Aujourd’hui des sites bien faits se multiplient sur le net et renouvellent les approches, ils conviennent bien pour le soutien. Mais si les ordis ne demeurent pas à proximité de la classe des problèmes d’encadrements entravent l’efficacité. Les emplois - jeunes dépassaient un rôle d’auxiliaire s’il y avait place dans les plages horaires.
Les années m’ont amené à être plus rigoureux sur le respect de l’emploi du temps. Combien de fois avais-je trop débordé au détriment d’autres matières pour une efficacité presque nulle ? Il vaut mieux garantir une heure de dessin, les mathématiques n’en pâtissent pas, la mauvaise conscience est une conseillère impérieuse et juste.
Géométrie :
- Un porte- vues recueillait chaque semaine un recto-verso A3 avec suffisamment de place pour les tracés. Certains effectuent beaucoup d’aller-retour avant de rendre un travail soigné. Le bloc sténo rend encore des services pour s’entraîner.

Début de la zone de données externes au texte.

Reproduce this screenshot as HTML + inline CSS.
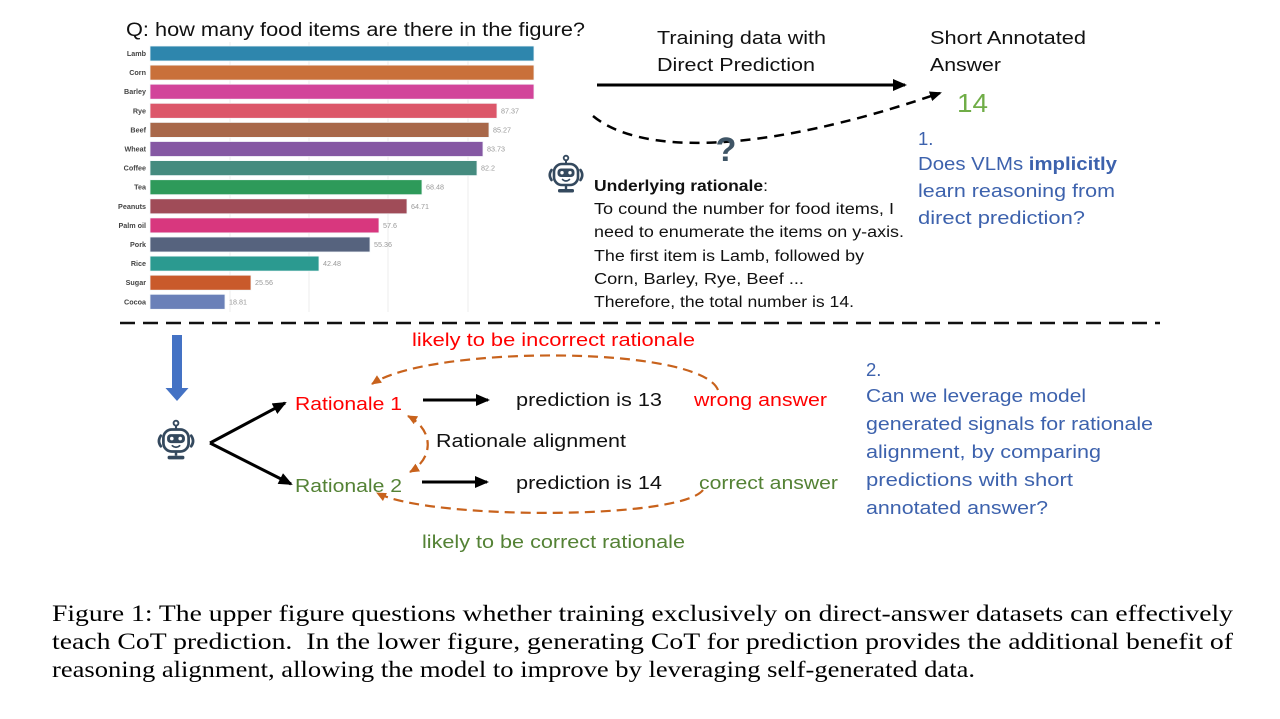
<!DOCTYPE html>
<html><head><meta charset="utf-8">
<style>
html,body{margin:0;padding:0;background:#fff;}
svg{display:block;}
.s{font-family:"Liberation Sans",Arial,sans-serif;}
.c{font-family:"Liberation Serif","Times New Roman",serif;}
</style></head>
<body>
<svg width="1280" height="719" viewBox="0 0 1280 719" xmlns="http://www.w3.org/2000/svg">
<defs>
  <marker id="ab" markerUnits="userSpaceOnUse" markerWidth="14" markerHeight="12" refX="12" refY="6" orient="auto">
    <path d="M0,0 L14,6 L0,12 z" fill="#000"/>
  </marker>
  <marker id="ab2" markerUnits="userSpaceOnUse" markerWidth="12" markerHeight="10" refX="10" refY="5" orient="auto">
    <path d="M0,0 L12,5 L0,10 z" fill="#000"/>
  </marker>
  <marker id="ao" markerUnits="userSpaceOnUse" markerWidth="10" markerHeight="9" refX="9" refY="4.5" orient="auto">
    <path d="M0,0 L10,4.5 L0,9 z" fill="#c8621c"/>
  </marker>
  <marker id="aos" markerUnits="userSpaceOnUse" markerWidth="10" markerHeight="9" refX="9" refY="4.5" orient="auto-start-reverse">
    <path d="M0,0 L10,4.5 L0,9 z" fill="#c8621c"/>
  </marker>
  <g id="robot">
    <circle cx="0" cy="-17" r="2.3" fill="none" stroke="#34495e" stroke-width="1.8"/>
    <line x1="0" y1="-14.7" x2="0" y2="-11" stroke="#34495e" stroke-width="2"/>
    <rect x="-12" y="-11" width="24" height="21" rx="8" fill="none" stroke="#34495e" stroke-width="2.6"/>
    <rect x="-8.5" y="-6.5" width="17" height="8.5" rx="3.5" fill="#34495e"/>
    <circle cx="-4" cy="-2.3" r="1.7" fill="#fff"/>
    <circle cx="4" cy="-2.3" r="1.7" fill="#fff"/>
    <path d="M-3.5,4.5 Q0,7.5 3.5,4.5" fill="none" stroke="#34495e" stroke-width="1.6" stroke-linecap="round"/>
    <path d="M-14.5,-5 Q-18,0 -14.5,5" fill="none" stroke="#34495e" stroke-width="2.6" stroke-linecap="round"/>
    <path d="M14.5,-5 Q18,0 14.5,5" fill="none" stroke="#34495e" stroke-width="2.6" stroke-linecap="round"/>
    <line x1="0" y1="10" x2="0" y2="14" stroke="#34495e" stroke-width="2.4"/>
    <rect x="-8" y="14" width="16" height="3.5" rx="1.5" fill="#34495e"/>
  </g>
</defs>

<!-- Bar chart -->
<g stroke="#ececec" stroke-width="1">
  <line x1="230" y1="42" x2="230" y2="312"/>
  <line x1="309" y1="42" x2="309" y2="312"/>
  <line x1="388" y1="42" x2="388" y2="312"/>
  <line x1="468" y1="42" x2="468" y2="312"/>
</g>
<g stroke="#f4f8fa" stroke-width="0.8">
  <rect x="150" y="46" width="384" height="15" fill="#2e86ad"/>
  <rect x="150" y="65.1" width="384" height="15" fill="#c9703a"/>
  <rect x="150" y="84.2" width="384" height="15" fill="#d2449a"/>
  <rect x="150" y="103.3" width="347" height="15" fill="#dc576a"/>
  <rect x="150" y="122.4" width="339" height="15" fill="#a8684a"/>
  <rect x="150" y="141.5" width="333" height="15" fill="#8558a3"/>
  <rect x="150" y="160.6" width="327" height="15" fill="#458b7f"/>
  <rect x="150" y="179.7" width="272" height="15" fill="#2e9a5a"/>
  <rect x="150" y="198.8" width="257" height="15" fill="#a04c58"/>
  <rect x="150" y="217.9" width="229" height="15" fill="#d8377e"/>
  <rect x="150" y="237" width="220" height="15" fill="#56637e"/>
  <rect x="150" y="256.1" width="169" height="15" fill="#2b9a90"/>
  <rect x="150" y="275.2" width="101" height="15" fill="#c95a2b"/>
  <rect x="150" y="294.3" width="75" height="15" fill="#6a80b8"/>
</g>
<g class="s" font-size="7.2" fill="#444" text-anchor="end" font-weight="bold">
  <text x="146" y="56">Lamb</text>
  <text x="146" y="75.1">Corn</text>
  <text x="146" y="94.2">Barley</text>
  <text x="146" y="113.3">Rye</text>
  <text x="146" y="132.4">Beef</text>
  <text x="146" y="151.5">Wheat</text>
  <text x="146" y="170.6">Coffee</text>
  <text x="146" y="189.7">Tea</text>
  <text x="146" y="208.8">Peanuts</text>
  <text x="146" y="227.9">Palm oil</text>
  <text x="146" y="247">Pork</text>
  <text x="146" y="266.1">Rice</text>
  <text x="146" y="285.2">Sugar</text>
  <text x="146" y="304.3">Cocoa</text>
</g>
<g class="s" font-size="7.2" fill="#999">
  <text x="501" y="113.3">87.37</text>
  <text x="493" y="132.4">85.27</text>
  <text x="487" y="151.5">83.73</text>
  <text x="481" y="170.6">82.2</text>
  <text x="426" y="189.7">68.48</text>
  <text x="411" y="208.8">64.71</text>
  <text x="383" y="227.9">57.6</text>
  <text x="374" y="247">55.36</text>
  <text x="323" y="266.1">42.48</text>
  <text x="255" y="285.2">25.56</text>
  <text x="229" y="304.3">18.81</text>
</g>

<!-- Top texts -->
<g class="s" fill="#111">
  <text x="126" y="36" font-size="19" textLength="459" lengthAdjust="spacingAndGlyphs">Q: how many food items are there in the figure?</text>
  <text x="657" y="44" font-size="18" textLength="169" lengthAdjust="spacingAndGlyphs">Training data with</text>
  <text x="657" y="71" font-size="18" textLength="158" lengthAdjust="spacingAndGlyphs">Direct Prediction</text>
  <text x="930" y="44" font-size="18" textLength="156" lengthAdjust="spacingAndGlyphs">Short Annotated</text>
  <text x="930" y="71" font-size="18" textLength="71" lengthAdjust="spacingAndGlyphs">Answer</text>
</g>
<text class="s" x="957" y="112" font-size="26" fill="#70ad47" textLength="31" lengthAdjust="spacingAndGlyphs">14</text>

<g class="s" fill="#3d62ad" font-size="18.5">
  <text x="918" y="145">1.</text>
  <text x="918" y="170" textLength="199" lengthAdjust="spacingAndGlyphs">Does VLMs <tspan font-weight="bold">implicitly</tspan></text>
  <text x="918" y="197" textLength="197" lengthAdjust="spacingAndGlyphs">learn reasoning from</text>
  <text x="918" y="224" textLength="167" lengthAdjust="spacingAndGlyphs">direct prediction?</text>
</g>

<!-- top arrows -->
<line x1="597" y1="85" x2="905" y2="85" stroke="#000" stroke-width="3" marker-end="url(#ab)"/>
<path d="M593,116 C640,155 760,155 940,93" fill="none" stroke="#000" stroke-width="2.5" stroke-dasharray="10,7" marker-end="url(#ab2)"/>
<text class="s" x="726" y="161" font-size="34" font-weight="bold" fill="#3f5566" text-anchor="middle">?</text>

<!-- robot top -->
<use href="#robot" transform="translate(566,175)"/>

<g class="s" fill="#111" font-size="15.5">
  <text x="594" y="191" font-weight="bold" textLength="174" lengthAdjust="spacingAndGlyphs">Underlying rationale<tspan font-weight="normal">:</tspan></text>
  <text x="594" y="214" textLength="300" lengthAdjust="spacingAndGlyphs">To cound the number for food items, I</text>
  <text x="594" y="237" textLength="310" lengthAdjust="spacingAndGlyphs">need to enumerate the items on y-axis.</text>
  <text x="594" y="261" textLength="270" lengthAdjust="spacingAndGlyphs">The first item is Lamb, followed by</text>
  <text x="594" y="284" textLength="210" lengthAdjust="spacingAndGlyphs">Corn, Barley, Rye, Beef ...</text>
  <text x="594" y="307" textLength="260" lengthAdjust="spacingAndGlyphs">Therefore, the total number is 14.</text>
</g>

<!-- separator -->
<line x1="120" y1="323" x2="1160" y2="323" stroke="#111" stroke-width="2.5" stroke-dasharray="15,8"/>

<!-- lower section -->
<rect x="172" y="335" width="10" height="54" fill="#4472c4"/>
<polygon points="165.5,388 188.5,388 177,401" fill="#4472c4"/>
<use href="#robot" transform="translate(176,441) scale(1.05)"/>

<line x1="210" y1="443" x2="285" y2="403" stroke="#000" stroke-width="3" marker-end="url(#ab)"/>
<line x1="210" y1="443" x2="291" y2="484" stroke="#000" stroke-width="3" marker-end="url(#ab)"/>
<line x1="423" y1="400" x2="488" y2="400" stroke="#000" stroke-width="3" marker-end="url(#ab)"/>
<line x1="422" y1="482" x2="487" y2="482" stroke="#000" stroke-width="3" marker-end="url(#ab)"/>

<g fill="none" stroke="#c8621c" stroke-width="2.2" stroke-dasharray="10,6">
  <path d="M718,390 C700,345 430,345 372,384" marker-end="url(#ao)"/>
  <path d="M408,416 C434,430 434,458 410,472" marker-start="url(#aos)" marker-end="url(#ao)"/>
  <path d="M703,490 C680,520 430,520 377,493" marker-end="url(#ao)"/>
</g>

<g class="s" font-size="18.5">
  <text x="412" y="346" fill="#ff0000" textLength="283" lengthAdjust="spacingAndGlyphs">likely to be incorrect rationale</text>
  <text x="295" y="410" fill="#ff0000" textLength="107" lengthAdjust="spacingAndGlyphs">Rationale 1</text>
  <text x="516" y="406" fill="#111" textLength="146" lengthAdjust="spacingAndGlyphs">prediction is 13</text>
  <text x="694" y="406" fill="#ff0000" textLength="133" lengthAdjust="spacingAndGlyphs">wrong answer</text>
  <text x="436" y="447" fill="#111" textLength="190" lengthAdjust="spacingAndGlyphs">Rationale alignment</text>
  <text x="295" y="492" fill="#548235" textLength="107" lengthAdjust="spacingAndGlyphs">Rationale 2</text>
  <text x="516" y="489" fill="#111" textLength="146" lengthAdjust="spacingAndGlyphs">prediction is 14</text>
  <text x="699" y="489" fill="#548235" textLength="139" lengthAdjust="spacingAndGlyphs">correct answer</text>
  <text x="422" y="548" fill="#548235" textLength="263" lengthAdjust="spacingAndGlyphs">likely to be correct rationale</text>
</g>

<g class="s" fill="#3d62ad" font-size="18.5">
  <text x="866" y="376">2.</text>
  <text x="866" y="402" textLength="220" lengthAdjust="spacingAndGlyphs">Can we leverage model</text>
  <text x="866" y="430" textLength="287" lengthAdjust="spacingAndGlyphs">generated signals for rationale</text>
  <text x="866" y="458" textLength="235" lengthAdjust="spacingAndGlyphs">alignment, by comparing</text>
  <text x="866" y="486" textLength="207" lengthAdjust="spacingAndGlyphs">predictions with short</text>
  <text x="866" y="514" textLength="182" lengthAdjust="spacingAndGlyphs">annotated answer?</text>
</g>

<!-- caption -->
<g class="c" fill="#000" font-size="23.5">
  <text x="52" y="621" textLength="1181" lengthAdjust="spacingAndGlyphs">Figure 1: The upper figure questions whether training exclusively on direct-answer datasets can effectively</text>
  <text x="52" y="649" textLength="1181" lengthAdjust="spacingAndGlyphs" xml:space="preserve">teach CoT prediction.  In the lower figure, generating CoT for prediction provides the additional benefit of</text>
  <text x="52" y="677" textLength="923" lengthAdjust="spacingAndGlyphs">reasoning alignment, allowing the model to improve by leveraging self-generated data.</text>
</g>
</svg>
</body></html>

J’ai pu vérifier ce qui me semblait fantaisiste : un enfant dans un environnement exigu est souvent plus maladroit. Les lignées bien fournies ne tirent pas toujours les lignes bien droites. Bien dotés: nous possédions de grandes tables dans la pièce attenante, propices à des soutiens en petits groupes, enseignement mutuel ou magistral.
Les jeux de stratégie, à pavage, figures à reproduire, tangrams, sudoku sont réunis sur un rayonnage accessible : pour aller plus loin et autrement. Quelques postes d’ordinateur à disposition offrent une mine infinie de propositions mais le bon vieux pentamino à emboîter rend aussi bien des services. Le musée des maths, une banque de ressources.